Futures Markets Say RBA Will Pause Rate Hikes Tomorrow

AUD

The Aussie dollar opens up mixed against the major currency pairs this morning with risk sentiment remaining elevated through the weekend. Asian equities closed the week with a high with Nikkei adding 0.9%, Hang Seng + 0.7%, Shanghai Comp +0.4%. The ASX also ended on Friday with + 0.8% with the materials sector being the top performer. Commodities have however closed mixed with Crude Oil +1.7%, Natural Gas +9.2%, Gold -0.7%, Iron Ore -1.4% and Silver +0.9%. Looking ahead and the Australian MI Inflation Gauge m/m, Building Approvals m/m and Retail Sales m/m and Commodity Prices year on year will be released today. This is followed by the unofficial Chinese manufacturing PMI data for March, with an expected minor decline due to deteriorating global demand conditions. Tomorrow at 2.30pm is the main event of the week with the RBA's next Cash Rate decision at which the RBA is now expected to pause its rate hike cycle. Future markets this morning are pricing in only 4bps of tightening for tomorrow's decision which lends itself to a hold, and there are only 9bps priced in for April and May combined. Recent dips in the CPI data have obviously convinced markets that the fight against inflation is won and done.

USD

The AUDUSD pairing has been choppy, setting fresh one-week highs on Friday afternoon after the decent Chinese PMI data, before shedding one full cent in to the early evening, reaching lows of 0.6697. The weaker US inflation data then opened the door to another recovery into Saturday morning before finally sliding to where we open this morning at 0.6681. US equities closed higher with the NASDAQ +1.7%, S&P 500 +1.4%, and the Dow Jones +1.3%. The U.S two year yields however fell 10bps to 4.03%. To Friday's data, and US personal income rose 0.3% beating the expected 0.2%, while personal spending rose 0.2% which fell short of the expected 0.3%. The Fed's favoured consumer inflation measure, Core PCE, was at 0.3% m/m, and 4.6% year on year with both results being lower than expected by 0.1%. The reduction in inflation numbers would have been pleasing for the Fed Reserve. Looking forward, and a busy week ahead for US data, staring with tonight's ISM Manufacturing PMI. Every night this week there will be high impact data, finishing with Friday's monthly Non-Farm Employment report. 

EUR

The beleaguered AUDEUR managed to hang on to its grip on recent 18-month lows, grinding higher over the weekend and opening at 0.6170 this morning. European equities were mixed on the close with the Euro Stoxx 50 down 0.2%, DAX + 0.7%, CAC +0.8%. To the data, and the much anticipated EU CPI data was released, with March showing a 0.9% increase and an increase of 6.9% for the full year, with results both 0.2% lower than forecast.
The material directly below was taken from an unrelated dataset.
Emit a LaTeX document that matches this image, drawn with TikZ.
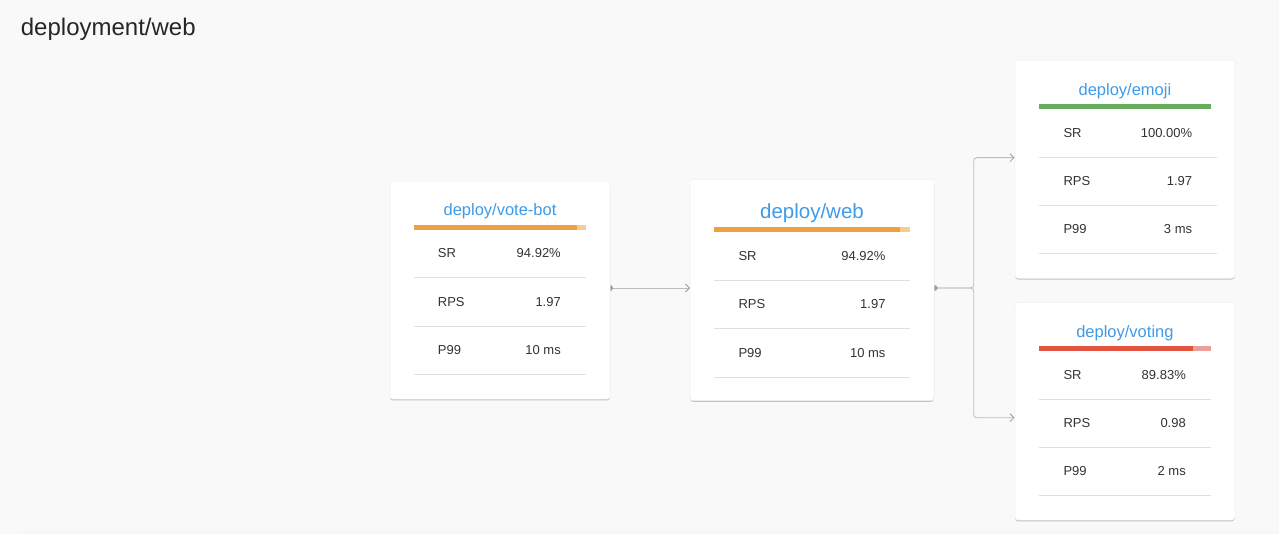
\documentclass[tikz,border=0pt]{standalone}
\usepackage{fontspec}
\setmainfont{Liberation Sans}
\usetikzlibrary{arrows.meta,shadows}

\definecolor{pagebg}{HTML}{F9F9F9}
\definecolor{titleblue}{HTML}{3F9BE8}
\definecolor{textdark}{HTML}{333333}
\definecolor{rowgray}{HTML}{E0E0E0}
\definecolor{linkgray}{HTML}{BDBDBD}
\definecolor{dotgray}{HTML}{9E9E9E}
\definecolor{barorange}{HTML}{F0A03C}
\definecolor{barorangelt}{HTML}{F5CD8E}
\definecolor{bargreen}{HTML}{68AD5B}
\definecolor{barred}{HTML}{E2543F}
\definecolor{barredlt}{HTML}{E8A09A}

\tikzset{
    card/.style={fill=white, draw=black!6, line width=0.5pt, rounded corners=3pt,
        inner sep=0pt, drop shadow={shadow xshift=0pt, shadow yshift=-1.2pt, fill=black, opacity=0.22}},
    cardtitle/.style={anchor=base, inner sep=0pt, text=titleblue, font=\fontsize{16.5}{19}\selectfont},
    metriclabel/.style={anchor=base west, inner sep=0pt, text=textdark, font=\fontsize{13}{15}\selectfont},
    metricvalue/.style={metriclabel, anchor=base east},
    rowline/.style={draw=rowgray, line width=0.8pt},
    linkline/.style={draw=linkgray, line width=0.9pt, rounded corners=3pt,
        -{Straight Barb[length=4pt,width=8pt,line width=0.8pt,color=dotgray]}},
    linkdot/.style={fill=dotgray}
}

% rows of one card: prefix, label x, value x, line from, line to, first row y, SR, RPS, P99
\newcommand{\cardrows}[9]{%
    \foreach \lab/\val [count=\i] in {SR/#7, RPS/#8, P99/#9} {
        \pgfmathsetmacro{\ry}{#6+(\i-1)*48.3}
        \node[metriclabel] (#1-lab-\i) at (#2,\ry+4.7) {\lab};
        \node[metricvalue] (#1-val-\i) at (#3,\ry+4.7) {\val};
        \draw[rowline] (#4,\ry+24.5) -- (#5,\ry+24.5);
    }}

\begin{document}
\begin{tikzpicture}[x=1pt, y=-1pt]
    \useasboundingbox (0,0) rectangle (1279,534);
    \fill[pagebg] (0,0) rectangle (1279,534);
    \fill[black!3] (17,531) rectangle (1279,534);

    \node[anchor=base west, inner sep=0pt, text=black!85, font=\fontsize{24}{28}\selectfont] (heading) at (20.7,36) {deployment/web};

    % link end points
    \coordinate (vb-out) at (610,288);
    \coordinate (web-in) at (690,288);
    \coordinate (web-out) at (934.5,288);
    \coordinate (fork) at (973.7,288);
    \coordinate (emoji-in) at (1014.5,157.7);
    \coordinate (voting-in) at (1014.5,417.7);

    \draw[linkline] (vb-out) -- (web-in);
    \draw[linkline] (web-out) -- (fork) |- (emoji-in);
    \draw[linkline] (web-out) -- (fork) |- (voting-in);
    \fill[linkdot] (vb-out) circle [radius=3pt];
    \fill[linkdot] (web-out) circle [radius=3pt];

    % deploy/vote-bot
    \node[card, minimum width=220pt, minimum height=218pt] (votebot) at (500,290.2) {};
    \node[cardtitle] (votebot-title) at (500,216) {deploy/vote-bot};
    \fill[barorange] (414,225) rectangle (577,230);
    \fill[barorangelt] (577,225) rectangle (586,230);
    \cardrows{vb}{437.7}{561}{414}{586}{253.3}{94.92\%}{1.97}{10 ms}

    % deploy/web
    \node[card, minimum width=244pt, minimum height=221.4pt] (web) at (812,290) {};
    \node[cardtitle, font=\fontsize{20.5}{24}\selectfont] (web-title) at (812,218.3) {deploy/web};
    \fill[barorange] (714,227.3) rectangle (900,231.7);
    \fill[barorangelt] (900,227.3) rectangle (910,231.7);
    \cardrows{web}{738.3}{885.7}{714}{910}{256}{94.92\%}{1.97}{10 ms}

    % deploy/emoji
    \node[card, minimum width=219.7pt, minimum height=218.3pt] (emoji) at (1124.9,169.2) {};
    \node[cardtitle] (emoji-title) at (1124.9,95.7) {deploy/emoji};
    \fill[bargreen] (1039,104) rectangle (1211,109);
    \cardrows{emoji}{1063.3}{1192.3}{1039}{1216.7}{132.5}{100.00\%}{1.97}{3 ms}

    % deploy/voting
    \node[card, minimum width=219.7pt, minimum height=217.7pt] (voting) at (1124.9,411.2) {};
    \node[cardtitle] (voting-title) at (1124.9,337.7) {deploy/voting};
    \fill[barred] (1039,346) rectangle (1193.3,351);
    \fill[barredlt] (1193.3,346) rectangle (1211,351);
    \cardrows{voting}{1063.3}{1186}{1039}{1211}{374.5}{89.83\%}{0.98}{2 ms}
\end{tikzpicture}
\end{document}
The Core CPI data for the year, which excludes some of the most volatile components, however actually showed an increase from 5.6% to 5.7% which is a worry for the ECB. EUR weakened on marginally in the aftermath. Looking ahead, and this week's data contains tonight's Manufacturing PMIs from all of the larger members of The Zone, followed by the Services equivalent PMI on Wednesday evening.

GBP

The AUDGBP gave up the 0.54 handle in late Friday trade, before recovering to open relatively flat this morning at 0.5417. UK Equities closed higher with the FTSE 100 +0.05%. To the data, and we have the Final Manufacturing PMI to be released today which is a leading indicator of economic health, the results of which are expected to show no improvement at a contractionary 48.0. Looking forward on the week for GBP there will be scattered data with Housing Equity Withdrawal q/q, MPC Member Tenreyro Speaks, and Halifax HPI m/m.

NZD

AUD/NZD opens lower this morning at 1.0702 having given up the 1.07 handle in late weekend trade to forge fresh 3-month lows at 1.0658. This week will be massive for AUDNZD with both central banks in action; the RBA set to pause rates tomorrow and then the RBNZ set to raise rates by a further 25bps on Wednesday. This sets AUD up for a potentially difficult week against its Trans-Tasman counterpart, with NZD buyers desperately waiting for the RBNZ to put a halt to their rate hike cycle.